Tony and I reached Coyoacan, a quiet, shady enclave long favored by bohemians and intellectuals, via a long, wild ride in Mexico City’s horrendous traffic. The cab driver had never heard of Frida Kahlo, so he dropped us off at Trotsky’s house, where the repudiated leader of the Russian Revolution had been assassinated, with an ice pick, at his desk. The place was shut tight as the fortress it had tried unsuccessfully to be.
So we set out on foot for the Casa Azul, which was also closed, although it was supposed to be open. We rang the bell repeatedly, then pounded on the door, which was rude and very Gringo. Finally a stunning teenage girl opened the door a crack and told us to come back another time.
We wouldn’t be able to come back for years. I begged and pleaded, complaining stupidly that that the house was supposed to be open. Tony simply offered a mordida, a little bribe, or “bite,” which did the trick. The door opened and the willowy girl went back to the garden to lock lips with a luscious young man.
Tony and I roamed the dark house unescorted, turning lights on in each room. We jumped when they illuminated Frida’s brightly decorated surgical corset, a relic of one of dozens of surgeries she underwent after she was impaled by a post in a trolley accident at the age of eighteen. The corset Frida had painted in bright colors was laid out where she had lain on her four-poster bed of pain. We gasped when we saw, under the canopy, in a mirror Kahlo used to study her subject, herself, the reflection of the bodiless corset. Thoroughly spooked, we collected ourselves and moved on.

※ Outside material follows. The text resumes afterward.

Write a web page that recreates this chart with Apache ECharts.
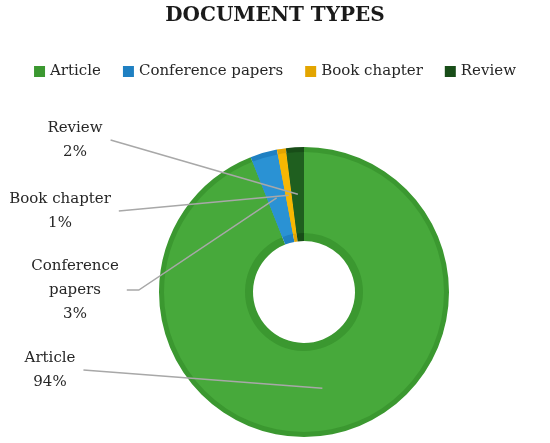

When we flicked on the kitchen switch, we were relieved to see only the words “Frida and Diego” on the tiled wall above the counters, and a festive conglomeration of pots and utensils. Another room, apparently a salon, was emptied of everything except some two dozen Kahlo drawings and paintings on the floor, propped up against the wall, seemingly positioned to be hanged. If I’d ever considered becoming an art thief, this would have been my chance.
Upstairs, in Frida’s studio, her wheelchair sat before her easel. Her brushes and paints were laid out as if she and Diego were out at the nearby market or visiting friends. When we were satisfied that we had seen the house, we rested on a little crumbling concrete pyramid in the garden and listened to the birds, as if we were waiting for the householders to return. The maid and her swain, pressed against a tree, continued to make out undisturbed.
In the Bronx Botanical Garden show, a pristine painted replica of the little pyramid we sat on in Mexico is propped with indigenous plants of the kind that Kahlo and Diego planted in their garden. The Garden’s Library has an exhibit that features the self-portrait I saw on the cover of Art in America, and a representation of “The Two Fridas” in paper dresses on wire mannequins.
That the Bronx Botanical Garden was able to borrow even one major self-portrait was something of a coup. A show like the one that introduced me to Frida Kahlo will never again be possible; the paintings have become too sought-after and expensive. A friend of Tony’s family from their exile in Mexico had commissioned a Kahlo portrait. Towards the end of her life she was afraid to leave her New York apartment because she couldn’t afford to insure it. Robert de Niro and Laurie Anderson are among Kahlo collectors. “My Birth,” the bird’s eye view of the Blue House with a child Frida presiding, was sold to Madonna. On two occasions long ago I had Frida Kahlo to myself. Now, while her paintings are dispersed, her images are icons worshipped around the world.